— BEGIN Supplied data —

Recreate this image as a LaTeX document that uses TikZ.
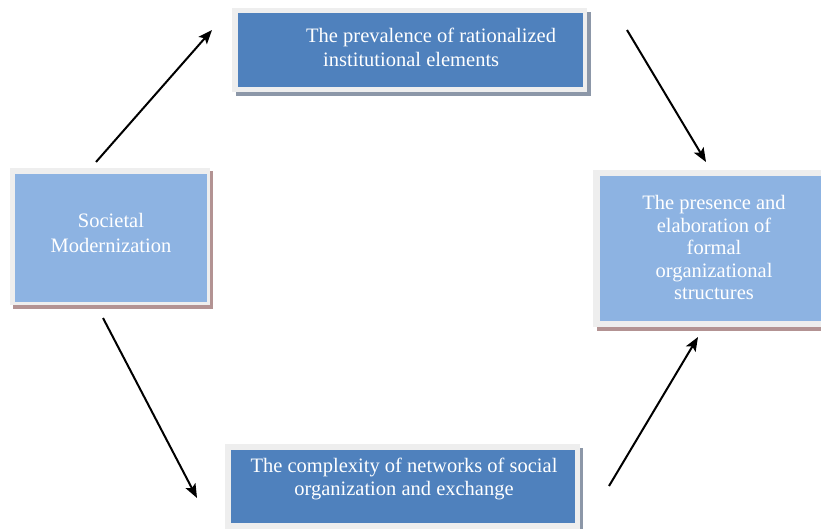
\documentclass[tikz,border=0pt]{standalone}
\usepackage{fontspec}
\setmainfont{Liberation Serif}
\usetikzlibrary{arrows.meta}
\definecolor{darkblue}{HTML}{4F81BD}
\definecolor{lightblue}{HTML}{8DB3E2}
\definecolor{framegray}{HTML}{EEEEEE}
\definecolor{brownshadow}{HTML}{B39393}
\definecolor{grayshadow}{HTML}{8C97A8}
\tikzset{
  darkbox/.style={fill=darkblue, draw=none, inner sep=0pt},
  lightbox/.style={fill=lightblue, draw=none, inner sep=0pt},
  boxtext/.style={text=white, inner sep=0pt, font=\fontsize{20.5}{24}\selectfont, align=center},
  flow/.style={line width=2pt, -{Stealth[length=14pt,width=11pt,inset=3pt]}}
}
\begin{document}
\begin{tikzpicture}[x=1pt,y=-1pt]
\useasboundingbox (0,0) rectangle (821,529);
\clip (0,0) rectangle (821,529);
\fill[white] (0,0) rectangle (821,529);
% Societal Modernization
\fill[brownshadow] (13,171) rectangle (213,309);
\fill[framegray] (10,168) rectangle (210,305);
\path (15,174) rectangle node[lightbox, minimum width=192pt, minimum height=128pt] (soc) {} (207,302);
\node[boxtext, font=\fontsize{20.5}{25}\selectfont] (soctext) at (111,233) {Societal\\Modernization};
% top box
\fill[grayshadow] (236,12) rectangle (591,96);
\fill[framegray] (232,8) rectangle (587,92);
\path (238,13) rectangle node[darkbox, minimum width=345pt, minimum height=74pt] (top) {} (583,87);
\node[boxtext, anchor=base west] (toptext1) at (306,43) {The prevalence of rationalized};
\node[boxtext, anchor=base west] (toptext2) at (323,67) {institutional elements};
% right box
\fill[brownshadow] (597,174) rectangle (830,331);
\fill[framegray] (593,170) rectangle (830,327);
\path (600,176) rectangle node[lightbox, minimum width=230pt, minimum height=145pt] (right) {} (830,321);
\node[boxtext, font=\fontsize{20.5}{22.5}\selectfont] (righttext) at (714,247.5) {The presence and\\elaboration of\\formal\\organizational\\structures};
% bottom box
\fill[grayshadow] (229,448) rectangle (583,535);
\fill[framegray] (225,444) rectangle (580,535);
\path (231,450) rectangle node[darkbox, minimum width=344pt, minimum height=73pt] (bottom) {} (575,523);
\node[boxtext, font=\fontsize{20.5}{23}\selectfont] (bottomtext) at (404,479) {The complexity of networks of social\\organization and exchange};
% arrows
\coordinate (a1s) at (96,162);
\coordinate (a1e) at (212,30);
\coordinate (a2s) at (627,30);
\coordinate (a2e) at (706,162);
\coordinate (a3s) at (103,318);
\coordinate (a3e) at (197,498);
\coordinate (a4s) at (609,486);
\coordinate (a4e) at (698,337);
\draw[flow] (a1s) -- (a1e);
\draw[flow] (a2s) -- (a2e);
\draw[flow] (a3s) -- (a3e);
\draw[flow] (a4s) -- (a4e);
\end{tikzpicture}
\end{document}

— END Supplied data —
— BEGIN Supplied data —

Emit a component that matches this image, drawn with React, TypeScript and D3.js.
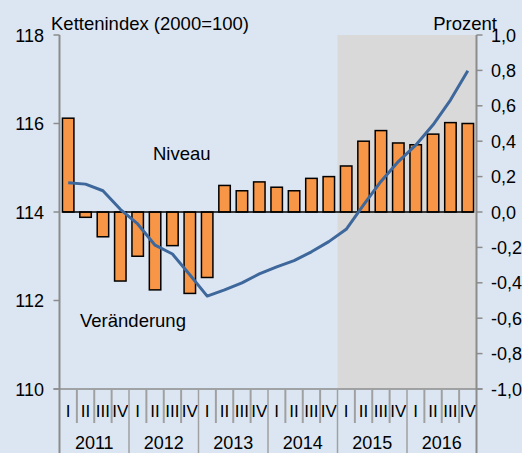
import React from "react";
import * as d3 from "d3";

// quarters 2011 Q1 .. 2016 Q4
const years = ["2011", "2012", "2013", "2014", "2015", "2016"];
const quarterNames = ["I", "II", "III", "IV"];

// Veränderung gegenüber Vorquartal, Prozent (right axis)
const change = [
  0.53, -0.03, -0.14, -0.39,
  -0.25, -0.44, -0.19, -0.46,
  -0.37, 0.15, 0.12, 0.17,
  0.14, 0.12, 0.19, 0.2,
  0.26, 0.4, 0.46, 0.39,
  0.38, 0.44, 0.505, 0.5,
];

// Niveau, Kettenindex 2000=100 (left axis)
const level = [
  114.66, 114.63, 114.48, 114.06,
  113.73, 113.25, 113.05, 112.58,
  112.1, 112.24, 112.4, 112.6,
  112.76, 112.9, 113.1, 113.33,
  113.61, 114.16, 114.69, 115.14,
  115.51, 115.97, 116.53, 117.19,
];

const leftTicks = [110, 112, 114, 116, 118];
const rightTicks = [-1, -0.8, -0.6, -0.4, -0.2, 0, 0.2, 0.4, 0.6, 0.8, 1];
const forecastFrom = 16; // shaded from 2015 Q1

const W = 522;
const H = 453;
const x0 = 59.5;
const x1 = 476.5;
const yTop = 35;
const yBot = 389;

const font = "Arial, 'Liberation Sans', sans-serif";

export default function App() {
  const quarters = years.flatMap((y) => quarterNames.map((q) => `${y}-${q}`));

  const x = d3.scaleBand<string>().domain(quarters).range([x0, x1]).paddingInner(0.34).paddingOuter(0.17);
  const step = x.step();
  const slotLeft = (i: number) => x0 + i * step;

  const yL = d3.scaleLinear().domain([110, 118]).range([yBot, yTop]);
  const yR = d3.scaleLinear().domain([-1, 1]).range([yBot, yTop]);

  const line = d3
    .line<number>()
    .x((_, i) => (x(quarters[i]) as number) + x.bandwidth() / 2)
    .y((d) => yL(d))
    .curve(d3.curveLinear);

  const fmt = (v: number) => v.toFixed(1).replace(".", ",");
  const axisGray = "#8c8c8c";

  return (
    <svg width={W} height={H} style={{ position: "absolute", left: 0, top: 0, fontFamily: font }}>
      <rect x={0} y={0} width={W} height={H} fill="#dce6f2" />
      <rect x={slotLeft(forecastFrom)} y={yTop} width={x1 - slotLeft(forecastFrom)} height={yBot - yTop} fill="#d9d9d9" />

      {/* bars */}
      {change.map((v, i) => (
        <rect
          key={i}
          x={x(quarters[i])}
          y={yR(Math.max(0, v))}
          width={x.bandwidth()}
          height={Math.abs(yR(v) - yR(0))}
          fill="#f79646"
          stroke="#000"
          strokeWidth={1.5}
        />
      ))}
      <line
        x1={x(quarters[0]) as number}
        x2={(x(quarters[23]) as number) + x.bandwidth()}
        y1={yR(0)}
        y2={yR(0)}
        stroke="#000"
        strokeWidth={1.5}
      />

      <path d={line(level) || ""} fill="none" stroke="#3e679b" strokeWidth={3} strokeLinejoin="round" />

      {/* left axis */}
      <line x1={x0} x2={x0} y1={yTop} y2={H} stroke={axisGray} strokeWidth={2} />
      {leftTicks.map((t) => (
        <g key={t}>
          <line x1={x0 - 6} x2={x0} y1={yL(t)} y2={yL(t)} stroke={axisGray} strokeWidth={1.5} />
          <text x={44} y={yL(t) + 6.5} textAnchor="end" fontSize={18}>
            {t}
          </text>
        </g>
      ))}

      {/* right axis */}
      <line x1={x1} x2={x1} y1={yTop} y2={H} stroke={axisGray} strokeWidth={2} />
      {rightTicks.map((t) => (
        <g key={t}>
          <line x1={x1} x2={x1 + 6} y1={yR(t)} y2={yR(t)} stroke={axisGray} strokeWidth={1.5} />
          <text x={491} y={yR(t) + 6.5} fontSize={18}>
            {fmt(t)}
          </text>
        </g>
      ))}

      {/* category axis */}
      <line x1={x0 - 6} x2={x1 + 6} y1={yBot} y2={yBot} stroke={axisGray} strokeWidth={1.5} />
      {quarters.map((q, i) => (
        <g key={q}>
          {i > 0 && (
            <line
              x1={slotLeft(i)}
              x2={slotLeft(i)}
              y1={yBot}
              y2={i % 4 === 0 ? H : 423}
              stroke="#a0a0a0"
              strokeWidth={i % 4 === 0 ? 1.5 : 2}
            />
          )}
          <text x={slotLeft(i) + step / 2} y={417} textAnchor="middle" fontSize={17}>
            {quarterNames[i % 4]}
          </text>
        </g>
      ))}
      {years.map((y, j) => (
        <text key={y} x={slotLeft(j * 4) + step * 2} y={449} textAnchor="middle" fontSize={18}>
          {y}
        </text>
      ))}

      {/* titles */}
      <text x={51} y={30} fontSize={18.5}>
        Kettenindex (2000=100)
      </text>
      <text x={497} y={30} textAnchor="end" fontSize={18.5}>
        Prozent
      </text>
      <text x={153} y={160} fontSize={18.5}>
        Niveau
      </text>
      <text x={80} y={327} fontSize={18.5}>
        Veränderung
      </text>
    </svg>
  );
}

— END Supplied data —
— BEGIN Supplied data —

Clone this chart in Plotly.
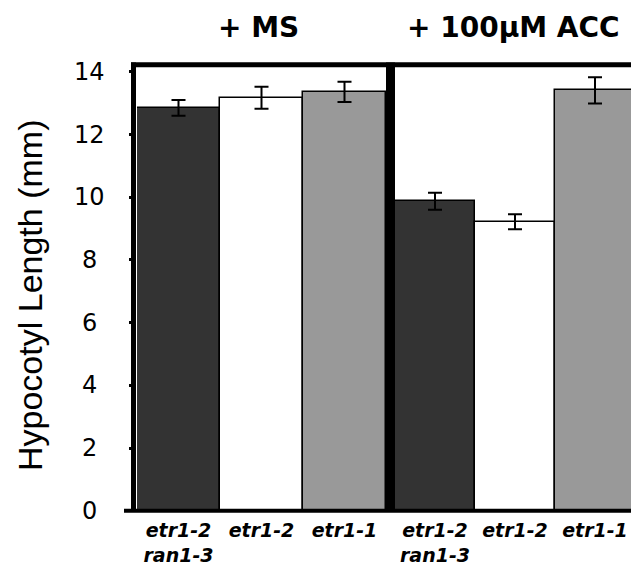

— END Supplied data —

- [Requirement]: Report every line containing the word "that" from the listing above.

- [Full response]:
Recreate this image as a LaTeX document that uses TikZ.
Emit a component that matches this image, drawn with React, TypeScript and D3.js.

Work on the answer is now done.